“Hey Laura, you and Jason make the most adorable babies I have ever seen. Are you planning anymore?”
This question sequence happens so frequently. Strangers come up and tell us this. Now I LOVE hearing how cute my kids are. No joke it’s one of my favorite things about taking my kids out in public. People come up to us constantly and tell us that (hey, please don’t stop either)! When Eyan was a baby I had this really awkward lady approach us and say “I don’t like babies, but I have to tell you that yours is the most beautiful baby I have ever seen!” Emberlynn constantly draws a crowd. I’m not kidding, if I’m carrying her, people approach me in droves to engage her and ask about her. I seriously do not mind at all either. These two humans are my everything; they are reflections of Jason and I and I truly believe they got the best if both our genes.
But getting these two perfect, beautiful, amazing people was hard. It’s no secret that I’ve had some pregnancy losses. My pregnancy and delivery with Eyan almost killed the both of us and although Emberlynn’s was much easier it was still high risk.
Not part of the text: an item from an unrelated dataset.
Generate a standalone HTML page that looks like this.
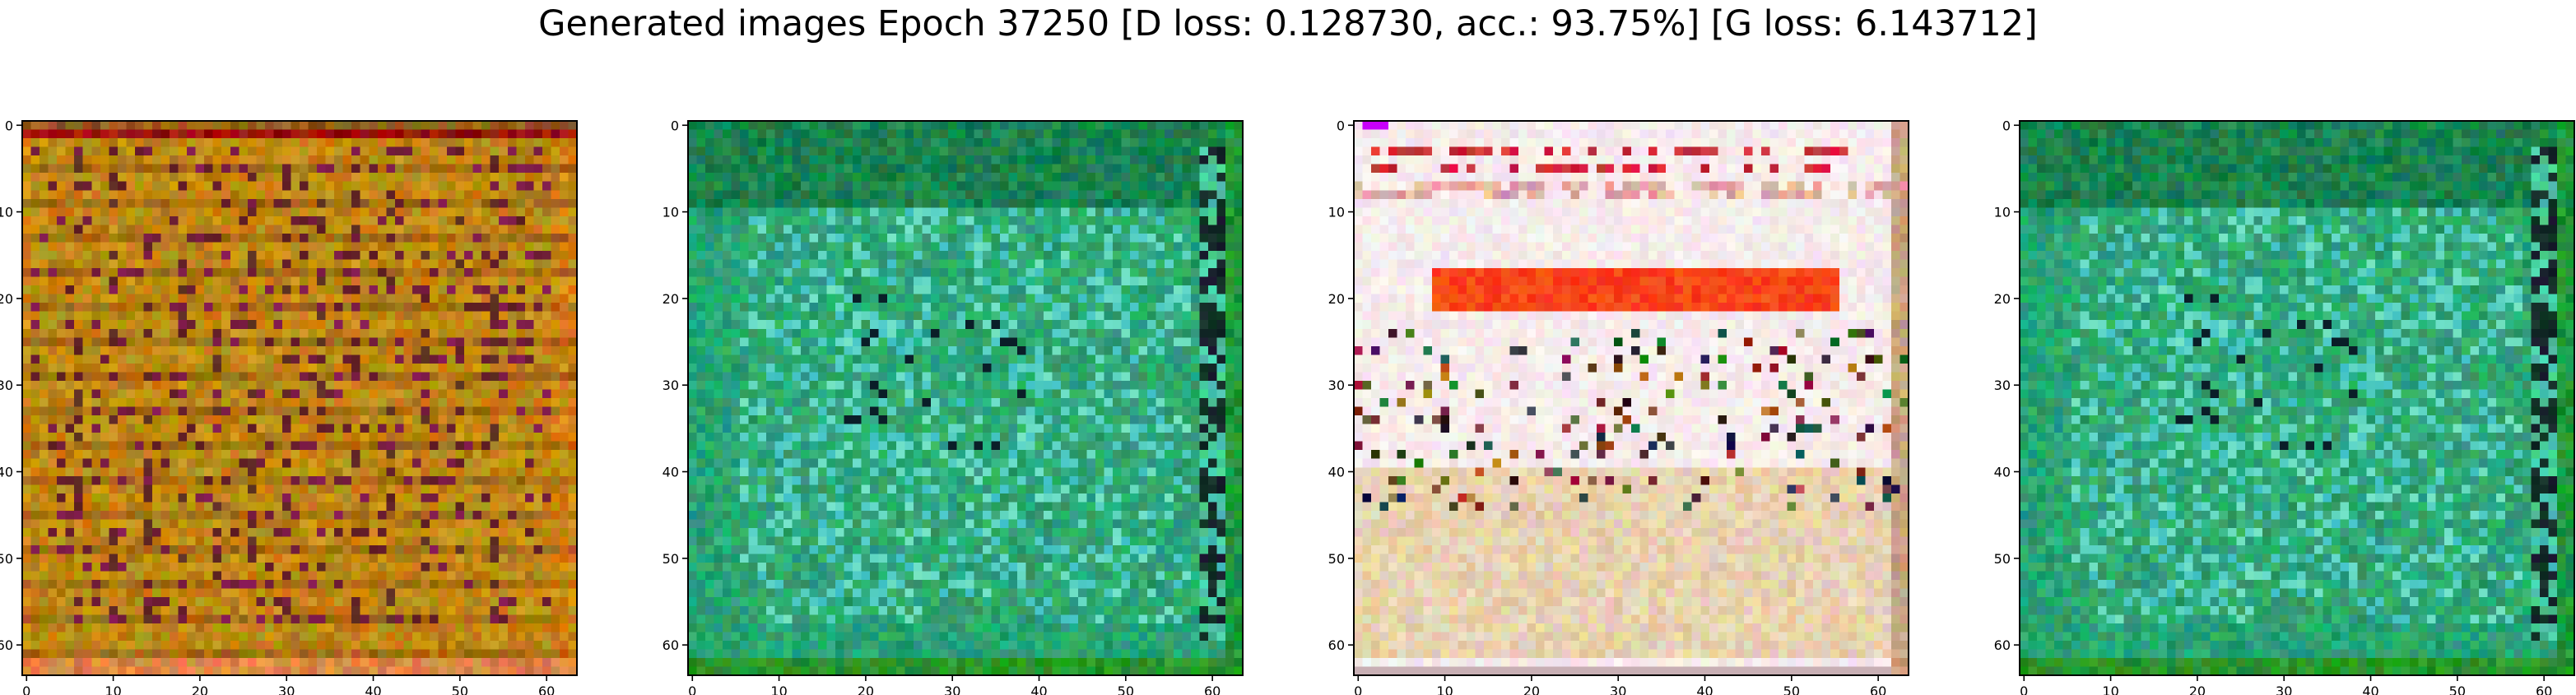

Jason and I had agreed upon 2 children prior to getting married and firmly after Eyan was born, Jason said “two and I’m done.” So number two is here and we are all healthy (thank God)…so are we done? Firmly, YES! Sorry ya’ll, this is unfortunately not going to be a pregnancy/baby blog forever…even though I really wouldn’t mind having just 1 more.
Jason took the official (and almost heart wrenching) steps and had a vasectomy. I can’t say I am 100% happy about this but I do know a few things:
1. We have 2 healthy kids and 2 healthy parents…some call it the “perfect” family because we have 1 boy and 1 girl. I don’t know about perfect, but we’re completely happy.
2. Jason grew up poor (I grew up privileged but not rich). He wants to be able to give his kids everything he never had. He relishes in being able to go to the store and allow our kids to pick out a toy without worry. Or take a vacation to more than just the mountains. We want our kids to be cultured and world travelers. With just 2, that is completely doable. The world (American world albeit) is built for smaller families of 3-4 as well.
3. Neither one of us want to be “older” parents. Nothing against those of you that have children in your mid 30’s and beyond. Jason and I just wanted to be done with kids by the time he was 30…he’s 32. We want to travel, enjoy our days growing old, our grand kids and hopefully great-grand kids!
Now I have been asked why I did not get my tubes tied since the docs were in there anyway? Couple reasons…first, the hospital I delivered Emberlynn at will not do that unless it is an emergency. Second, it does not have a good reversal rate (yeah we considered and looked into that if the unnerving need arises). Third, I have seriously considered surrogacy. I probably wouldn’t qualify due to my history, but I’ve always been intrigued and amazed by the families and women that do this. If the right situation came along and I could gift someone my baby oven temporarily, I would.
So here we are…officially done. So tell me, any pros or cons to this decision?